The Departure Lounge is a long exhale from an author who has been to the darkest places the world has to offer, and spent many years reflecting on what he saw there. These are sad stories, not without hope or laughter, but stories from that reckoning time of life when the awful things that happened ‘over there’ are finally understood to be events that did not just happen in those other, tropical, foreign places, but are happening now and now and now in our hearts, and in our memory. And what’s most moving about these stories is Eggers’ knowledge that the refugee camp, the war front, the city under siege, the soldier’s baton on the back of a friend, will always continue to happen no matter how far away in our lives we have returned from them, no matter how often we tell ourselves, ‘That was another life.’ The Departure Lounge is a beautiful book, as difficult personally for me to read as it was to put down.” —Tony D’Souza, author of Whiteman (2007) and The Konkans (2008)

“Paul Eggers continues to be one of the most interesting voices in American fiction writing about the collision of cultures and the search for identity that lie deep at the center of the crucial twenty-first-century issues of immigration and diversity. And he writes with great perception and nuance and an abiding compassion, finding our shared humanity, which animates all great fiction. The Departure Lounge is a splendid collection, and Eggers is a writer who needs to be widely heard.” —Robert Olen Butler, author of Pulitzer Prize–winning A Good Scent from a Strange Mountain

What happens when people land on unfamiliar moral and cultural turf? The five stories in Paul Eggers’ The Departure Lounge examine that question, focusing on characters in either voluntary or involuntary exile—men and women forced to confront their deepest emotions and beliefs, removed from familiar, comforting surroundings.
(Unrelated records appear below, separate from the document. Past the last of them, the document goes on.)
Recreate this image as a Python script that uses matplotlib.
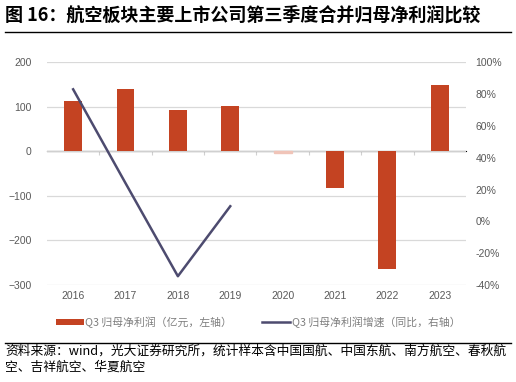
import numpy as np
import matplotlib
matplotlib.use('Agg')
import matplotlib.pyplot as plt
from matplotlib.ticker import FuncFormatter, FixedLocator, NullFormatter

plt.rcParams['font.family'] = ['Noto Sans CJK SC', 'DejaVu Sans']

years = ['2016', '2017', '2018', '2019', '2020', '2021', '2022', '2023']
profit = [114, 141, 92, 101, -3, -82, -264, 150]        # 亿元, left axis
growth_years = ['2016', '2017', '2018', '2019']
growth = [83, 24, -34.5, 9.5]                          # %, right axis

title = '图 16：航空板块主要上市公司第三季度合并归母净利润比较'
bar_label = 'Q3 归母净利润（亿元，左轴）'
line_label = 'Q3 归母净利润增速（同比，右轴）'
source = ('资料来源：wind，光大证券研究所，统计样本含中国国航、中国东航、南方航空、春秋航\n'
          '空、吉祥航空、华夏航空')

bar_color = '#C44322'
line_color = '#4D4B6F'
grid_color = '#D9D9D9'
tick_color = '#595959'
tick_font = ['Liberation Sans', 'DejaVu Sans']

fig = plt.figure(figsize=(5.16, 3.82), dpi=100)
ax = fig.add_axes([0.091, 0.254, 0.812, 0.583])

x = np.arange(len(years))
bars = ax.bar(x, profit, width=0.34, color=bar_color, zorder=3, label=bar_label)
bars[4].set_color('#F0C4B8')

ax.set_xlim(-0.5, len(years) - 0.5)
ax.set_ylim(-300, 200)
ax.set_yticks([-300, -200, -100, 0, 100, 200])
for v in [-300, -200, -100, 100, 200]:
    ax.axhline(v, color=grid_color, lw=0.9, zorder=1)
ax.axhline(0, color='#D0D0D0', lw=1.0, zorder=2)

for s in ax.spines.values():
    s.set_visible(False)
ax.set_xticks(x)
ax.set_xticklabels(years, fontsize=7.5, color=tick_color, family=tick_font)
ax.tick_params(axis='x', length=0, pad=4)
ax.tick_params(axis='y', length=0, pad=11, labelsize=7.5, labelcolor=tick_color)
for lbl in ax.get_yticklabels():
    lbl.set_family(tick_font)

# small category ticks on the zero line
sec = ax.secondary_xaxis(0.6)
sec.spines['bottom'].set_visible(False)
sec.xaxis.set_major_locator(FixedLocator(x[:-1] + 0.5))
sec.xaxis.set_major_formatter(NullFormatter())
sec.tick_params(axis='x', direction='in', length=3, color='#D0D0D0')

ax2 = ax.twinx()
ax2.set_ylim(-40, 100)
ax2.set_yticks(np.arange(-40, 101, 20))
ax2.yaxis.set_major_formatter(FuncFormatter(lambda v, p: f'{v:.0f}%'))
gx = [years.index(y) for y in growth_years]
ax2.plot(gx, growth, color=line_color, lw=1.8, zorder=4, label=line_label)
for s in ax2.spines.values():
    s.set_visible(False)
ax2.tick_params(axis='y', length=0, pad=7, labelsize=7.5, labelcolor=tick_color)
for lbl in ax2.get_yticklabels():
    lbl.set_family(tick_font)

h1, l1 = ax.get_legend_handles_labels()
h2, l2 = ax2.get_legend_handles_labels()
leg = fig.legend(h1 + h2, l1 + l2, loc='center', bbox_to_anchor=(0.50, 1 - 322 / 382),
                 ncol=2, frameon=False, fontsize=7.8, handlelength=2.6, handleheight=0.5,
                 handletextpad=0.1, columnspacing=2.8)
for t in leg.get_texts():
    t.set_color('#7F7F7F')

fig.text(0.01, 1 - 15 / 382, title, fontsize=13, fontweight='bold', va='center', ha='left')
fig.add_artist(plt.Line2D([0.01, 0.99], [1 - 31.5 / 382, 1 - 31.5 / 382], color='black', lw=1.0))
fig.add_artist(plt.Line2D([0.01, 0.99], [1 - 342.5 / 382, 1 - 342.5 / 382], color='black', lw=1.0))
fig.text(0.01, 1 - 345 / 382, source, fontsize=9.2, va='top', ha='left', linespacing=1.3)

fig.savefig('out.png', dpi=100)
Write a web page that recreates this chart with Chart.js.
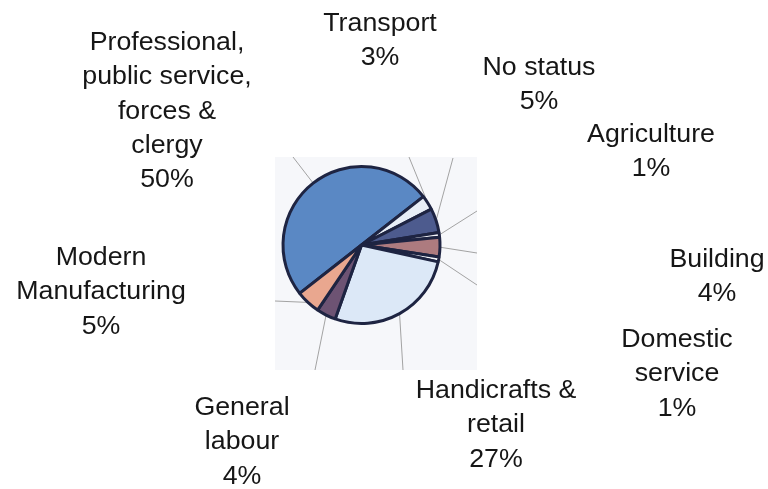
<!DOCTYPE html>
<html>
<head>
<meta charset="utf-8">
<script src="https://cdn.jsdelivr.net/npm/chart.js@4.4.1/dist/chart.umd.min.js"></script>
<style>
  html, body { margin: 0; padding: 0; background: #ffffff; }
  #wrap { width: 768px; height: 489px; position: relative; }
</style>
</head>
<body>
<div id="wrap"><canvas id="c" width="768" height="489"></canvas></div>
<script>
// ---- data ----
const categories = [
  ["Professional,", "public service,", "forces &", "clergy"],
  ["Transport"],
  ["No status"],
  ["Agriculture"],
  ["Building"],
  ["Domestic", "service"],
  ["Handicrafts &", "retail"],
  ["General", "labour"],
  ["Modern", "Manufacturing"]
];
const shares = [50, 3, 5, 1, 4, 1, 27, 4, 5];
const percentLabels = shares.map(v => v + "%");

// ---- style / layout ----
const sliceColors = ["#5a88c4", "#e8eef7", "#4d5b8e", "#f3f5fa", "#ad7b7f", "#f3f5fa", "#dce8f7", "#6d5373", "#e9a78f"];
// label anchor: centre x, first baseline y
const labelAnchors = [
  [167, 50], [380, 31], [539, 75], [651, 142], [717, 267],
  [677, 347], [496, 398], [242, 415], [101, 265]
];
// leader line outer end points (on the shaded square edge)
const leaderEnds = [
  [293, 157], [409, 157], [453, 158], [477, 211], [477, 253],
  [477, 285], [403, 370], [315, 370], [275, 301]
];
const panel = { x: 275, y: 157, w: 202, h: 213 };
const lineGap = 34.3;

const decor = {
  id: 'decor',
  beforeDraw(chart) {
    const ctx = chart.ctx;
    ctx.save();
    ctx.fillStyle = '#f6f7fa';
    ctx.fillRect(panel.x, panel.y, panel.w, panel.h);
    // leader lines from slice mid-angle on the rim
    const meta = chart.getDatasetMeta(0);
    ctx.strokeStyle = '#a3a3a3';
    ctx.lineWidth = 1;
    meta.data.forEach((arc, i) => {
      const p = arc.getProps(['x', 'y', 'startAngle', 'endAngle', 'outerRadius'], true);
      const mid = (p.startAngle + p.endAngle) / 2;
      const sx = p.x + Math.cos(mid) * p.outerRadius;
      const sy = p.y + Math.sin(mid) * p.outerRadius;
      ctx.beginPath();
      ctx.moveTo(leaderEnds[i][0], leaderEnds[i][1]);
      ctx.lineTo(sx, sy);
      ctx.stroke();
    });
    ctx.restore();
  },
  afterDraw(chart) {
    const ctx = chart.ctx;
    ctx.save();
    ctx.fillStyle = '#161616';
    ctx.font = '25px "Liberation Sans", Arial, sans-serif';
    ctx.textAlign = 'center';
    ctx.textBaseline = 'alphabetic';
    categories.forEach((lines, i) => {
      const all = lines.concat([percentLabels[i]]);
      const [cx, y0] = labelAnchors[i];
      all.forEach((t, k) => {
        ctx.save();
        ctx.translate(cx, y0 + k * lineGap);
        ctx.scale(1.07, 1);
        ctx.fillText(t, 0, 0);
        ctx.restore();
      });
    });
    ctx.restore();
  }
};

new Chart(document.getElementById('c'), {
  type: 'pie',
  data: {
    labels: categories.map(l => l.join(' ')),
    datasets: [{
      data: shares,
      backgroundColor: sliceColors,
      borderColor: '#1e2442',
      borderWidth: 3
    }]
  },
  options: {
    responsive: false,
    animation: false,
    rotation: 232,
    layout: { padding: { left: 281.5, right: 326.5, top: 165, bottom: 164 } },
    plugins: { legend: { display: false }, tooltip: { enabled: false } }
  },
  plugins: [decor]
});
</script>
</body>
</html>
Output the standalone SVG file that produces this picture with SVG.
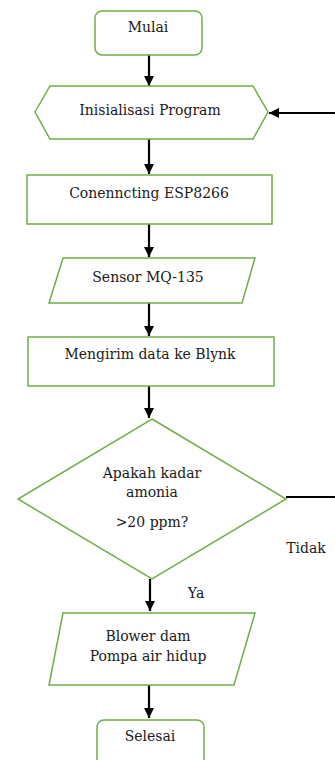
<svg xmlns="http://www.w3.org/2000/svg" width="335" height="760" viewBox="0 0 335 760">
<defs>
<marker id="ah" markerUnits="userSpaceOnUse" markerWidth="10" markerHeight="10" refX="10" refY="5" orient="auto">
<path d="M0,0 L10,5 L0,10 z" fill="#000"/>
</marker>
<style>
.n{fill:#fff;stroke:#70AD47;stroke-width:1.5}
.t{font-family:'DejaVu Serif','Liberation Serif',serif;font-size:14px;fill:#1a1a1a;text-anchor:middle}
.c{stroke:#000;stroke-width:2.2;fill:none}
.a{marker-end:url(#ah)}
</style>
</defs>
<rect width="335" height="760" fill="#fff"/>
<g id="connectors">
<line class="c a" x1="149" y1="55" x2="149" y2="86"/>
<line class="c a" x1="335" y1="113" x2="269" y2="113"/>
<line class="c a" x1="149" y1="139" x2="149" y2="174"/>
<line class="c a" x1="149" y1="224" x2="149" y2="257"/>
<line class="c a" x1="149" y1="303" x2="149" y2="336"/>
<line class="c a" x1="149" y1="386" x2="149" y2="418"/>
<line class="c" x1="286" y1="497" x2="335" y2="497"/>
<line class="c a" x1="150" y1="579" x2="150" y2="611"/>
<line class="c a" x1="149" y1="685" x2="149" y2="718"/>
<text class="t" x="306" y="553">Tidak</text>
<text class="t" x="196" y="598">Ya</text>
</g>
<g id="mulai">
<rect class="n" x="95" y="11" width="107" height="44" rx="7"/>
<text class="t" x="148" y="32">Mulai</text>
</g>
<g id="inisialisasi">
<polygon class="n" points="35,112 50,86 253,86 268,112 253,139 50,139"/>
<text class="t" x="150" y="115">Inisialisasi Program</text>
</g>
<g id="connecting">
<rect class="n" x="27" y="175" width="245" height="49"/>
<text class="t" x="149" y="198">Conenncting ESP8266</text>
</g>
<g id="sensor">
<polygon class="n" points="63,258 255,258 242,303 49,303"/>
<text class="t" x="148" y="282">Sensor MQ-135</text>
</g>
<g id="mengirim">
<rect class="n" x="28" y="337" width="246" height="49"/>
<text class="t" x="150" y="359">Mengirim data ke Blynk</text>
</g>
<g id="keputusan">
<polygon class="n" points="152,419 286,499 152,579 18,499"/>
<text class="t" x="152" y="478">Apakah kadar</text>
<text class="t" x="152" y="497">amonia</text>
<text class="t" x="152" y="527">&gt;20 ppm?</text>
</g>
<g id="blower">
<polygon class="n" points="63,613 255,613 234,685 49,685"/>
<text class="t" x="148" y="641">Blower dam</text>
<text class="t" x="148" y="661">Pompa air hidup</text>
</g>
<g id="selesai">
<rect class="n" x="97" y="720" width="107" height="50" rx="7"/>
<text class="t" x="150" y="741">Selesai</text>
</g>
</svg>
In one story an academic flees his family, arriving in Africa only to find that his African host is dealing with a similar crisis. In another, an American chess hustler in Africa is forced to come to terms with his own sense of right and wrong. In yet another, an old Vietnamese man now living in California finds that his relationship with his now-dead daughter was not what he had assumed. In the story “Hey,” a young chess star confronts the death of his brother in the Vietnam War. And in the final story, an aging American couple—former UN relief workers—return to their refugee-camp worksite in Malaysia, discovering what they had forgotten about themselves.

In lyrical, tough-minded prose, Eggers’ stories illuminate in unexpected ways the profundity of cross-cultural experiences, as well as deliver fresh insights into the complexity of identity.

Paul Eggers is associate professor of English at California State University, Chico.